Waiting for my sandwich to be handcrafted, I roam those four aisles. In front of the tiny circular conveyor belt check out lanes, exactly like they used to have at the Sparkle Market or the little Acme in Cuyahoga Falls, is a tin foil pan of hot cross buns.  

I pick up the pan of buns, euphemistically thinking, perhaps I will save them for breakfast.

I go back to the deli man, he assumes I am from this place and asks why he has not seen me lately. I play along to the extent that I can, feigning familiarity with this place and an imagined connection to this place that feels immediately familiar yet completely foreign.

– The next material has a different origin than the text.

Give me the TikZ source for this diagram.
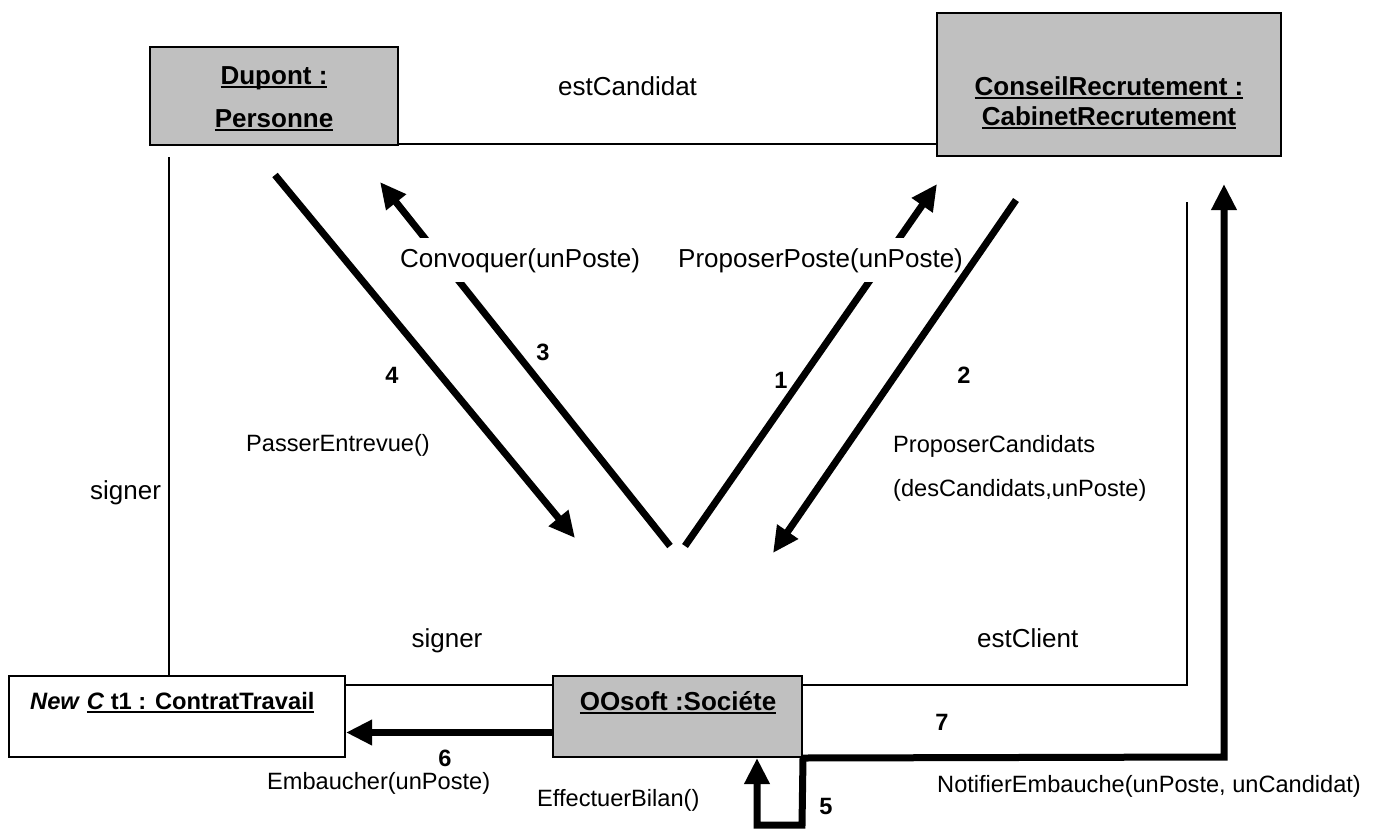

It is the primal hometown.


A bank of grape hyacinth in front of a gambrel roof house.

I pay for my purchases and bike my way back to the estate.



One after another, I eat the hot cross buns, under a magnolia in full glorious bloom.
I marvel at the season changing before my very eyes, rejoice that I have a job that lets me immerse myself, viscerally, in each unfolding day, and realize, if I had not forgotten to pack my lunch, most likely, I would have made it through Easter without the pleasure of a hot cross bun. And that, would be a shame.

This magic day, buds unfurl to leaflets before your very eyes.


These magnolia days: ancient trees tower over already substantial stone homes, glinting with Wissahickon shist.